Anu Varma: Thank you. Thanks for having us.

Andres Reiner: It's a pleasure. We are extremely proud to be able to partner with Anu and Abhi, and very grateful to be able to innovate with them. Anu and Abhi have incredible sessions at this event, and I highly encourage you to attend to learn more from them. So, you're probably wondering now, what happened to Ernest Shackleton? So, he set out to achieve the unachievable. And unforeseeable obstacles, continuously disrupted his expedition. Yet with each new challenge, he rallied his crew around a new goal. That is with every disruption, they undisrupted right back. When their ships sank, they walked across the ice with whatever they could carry. When their crew became too weak to move, Shackleton rode a lifeboat for 930 miles to get help. When they finally landed on the wrong side of the island, they climbed a mountain range for 36 hours. Ernest Shackleton and his crew used every last drop of their human ingenuity to achieve the unachievable, because that's what they had to do to survive and outperform their circumstances.

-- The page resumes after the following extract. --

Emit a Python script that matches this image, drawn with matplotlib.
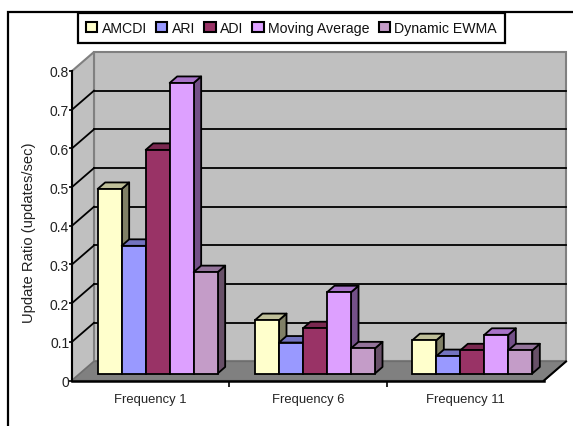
import matplotlib
matplotlib.use("Agg")
import matplotlib.pyplot as plt
from matplotlib.patches import Patch, Polygon, Rectangle
from matplotlib.transforms import offset_copy

plt.rcParams['font.family'] = ['Liberation Sans', 'DejaVu Sans']

categories = ["Frequency 1", "Frequency 6", "Frequency 11"]
series = ["AMCDI", "ARI", "ADI", "Moving Average", "Dynamic EWMA"]
amcdi = [0.477, 0.138, 0.086]
ari = [0.330, 0.080, 0.045]
adi = [0.578, 0.117, 0.060]
moving_average = [0.751, 0.210, 0.100]
dynamic_ewma = [0.262, 0.065, 0.060]
values = [amcdi, ari, adi, moving_average, dynamic_ewma]
y_ticks = [0, 0.1, 0.2, 0.3, 0.4, 0.5, 0.6, 0.7, 0.8]
y_labels = ["0", "0.1", "0.2", "0.3", "0.4", "0.5", "0.6", "0.7", "0.8"]

front = ["#FFFFCC", "#9999FF", "#993366", "#DDA0FF", "#C49CC8"]
side = ["#808066", "#6060A8", "#6E2A4E", "#745088", "#685068"]
top = ["#BFBF99", "#7373C0", "#7A2850", "#A873C8", "#93739A"]

W, H = 573, 427
fig = plt.figure(figsize=(W / 100, H / 100), dpi=100)
ax = fig.add_axes([72 / W, (H - 381.5) / H, 472 / W, 309.5 / H])
ax.set_xlim(0, 3)
ax.set_ylim(0, 0.8)
ax.patch.set_visible(False)
ax.set_autoscale_on(False)

# outer frame runs off the right and bottom of the picture
fig.add_artist(Rectangle((8 / W, -0.1), 1.2, 1.1 - 13 / H, transform=fig.transFigure,
                         fill=False, ec="black", lw=1.6))

# pixel sizes in data units
px = 3 / 472
py = 0.8 / 309
back_dx, back_dy = 22 * px, 19 * py

# walls and floor
wall_kw = dict(closed=True, ec="#808080", lw=1.5, zorder=1, clip_on=False)
ax.add_patch(Polygon([(back_dx, back_dy), (3 + back_dx, back_dy), (3 + back_dx, 0.8 + back_dy),
                      (back_dx, 0.8 + back_dy)], fc="#C0C0C0", **wall_kw))
ax.add_patch(Polygon([(0, 0), (back_dx, back_dy), (back_dx, 0.8 + back_dy), (0, 0.8)],
                     fc="#C0C0C0", **wall_kw))
ax.add_patch(Polygon([(0, 0), (3, 0), (3 + back_dx, back_dy), (back_dx, back_dy)],
                     fc="#808080", closed=True, ec="#6E6E6E", lw=1, zorder=1.5, clip_on=False))
ax.plot([3, 3 + back_dx], [0, back_dy], color="black", lw=1.5, zorder=1.6, clip_on=False)

# gridlines on the back wall and the left wall
for t in y_ticks[1:-1]:
    ax.plot([back_dx, 3 + back_dx], [t + back_dy, t + back_dy], color="black", lw=1.3, zorder=2, clip_on=False)
    ax.plot([0, back_dx], [t, t + back_dy], color="black", lw=1.3, zorder=2, clip_on=False)

# bars
bar_w = 24 * px
gap_x, gap_y = 7, 7
dx, dy = 7.5 * px, 6.5 * py
bar_trans = offset_copy(ax.transData, fig=fig, x=gap_x, y=gap_y, units="dots")
z = 3
for g in range(len(categories)):
    for s in range(len(series)):
        x0 = g + 0.5 + (s - 2.5) * bar_w
        v = values[s][g]
        ax.add_patch(Polygon([(x0 + bar_w, 0), (x0 + bar_w + dx, dy), (x0 + bar_w + dx, v + dy), (x0 + bar_w, v)],
                             closed=True, fc=side[s], ec="black", lw=1.3, zorder=z,
                             transform=bar_trans, clip_on=False, joinstyle="round"))
        ax.add_patch(Polygon([(x0, v), (x0 + bar_w, v), (x0 + bar_w + dx, v + dy), (x0 + dx, v + dy)],
                             closed=True, fc=top[s], ec="black", lw=1.3, zorder=z,
                             transform=bar_trans, clip_on=False, joinstyle="round"))
        ax.bar(x0, v, bar_w, align="edge", color=front[s], edgecolor="black", linewidth=1.3,
               zorder=z + 0.1, transform=bar_trans, clip_on=False)
        z += 0.2

# axes
for name in ["top", "right"]:
    ax.spines[name].set_visible(False)
ax.spines["left"].set_linewidth(1.5)
ax.spines["bottom"].set_linewidth(1.8)
ax.spines["left"].set_zorder(2.5)
ax.spines["bottom"].set_zorder(2.5)
ax.set_yticks(y_ticks, y_labels, fontsize=10, color="#222222")
ax.tick_params(axis="y", length=2, width=1.2, pad=0, direction="out")
ax.set_xticks([0.5, 1.5, 2.5], categories, fontsize=9.4, color="#222222")
ax.set_xticks([1, 2], minor=True)
ax.tick_params(axis="x", which="major", length=0, pad=9)
ax.tick_params(axis="x", which="minor", length=4, width=1.2, direction="out")
fig.text(29 / W, 1 - 233 / H, "Update Ratio (updates/sec)", rotation=90, fontsize=10.6,
         ha="center", va="center", color="#222222")

handles = [Patch(fc=c, ec="black", lw=1.5) for c in front]
leg = fig.legend(handles=handles, labels=series, ncol=5, loc="center", fontsize=10.2,
                 bbox_to_anchor=((78 + 505) / 2 / W, 1 - 29 / H), frameon=True, fancybox=False,
                 framealpha=1, edgecolor="black", borderpad=0.55, handlelength=0.8, handleheight=0.8,
                 handletextpad=0.3, columnspacing=0.65, borderaxespad=0, labelcolor="#111111")
leg.get_frame().set_linewidth(1.6)
leg.set_zorder(10)

fig.savefig("out.png", dpi=100)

Andres Reiner: In the end, every single member of the Endurance Crew survived against impossible odds, all of them. In this era of incredible uncertainty, businesses need every last drop of human ingenuity to undisrupt, innovate, and outperform. And that's exactly what digitization, automation, and AI gives us. An algorithmic way to record, transcribe, and share human ingenuity so that everyone can apply everyone's human ingenuity to whatever challenge comes next. This is what it takes to be an undisrupter. My challenge to each of you is to go undisrupt your business. Thank you.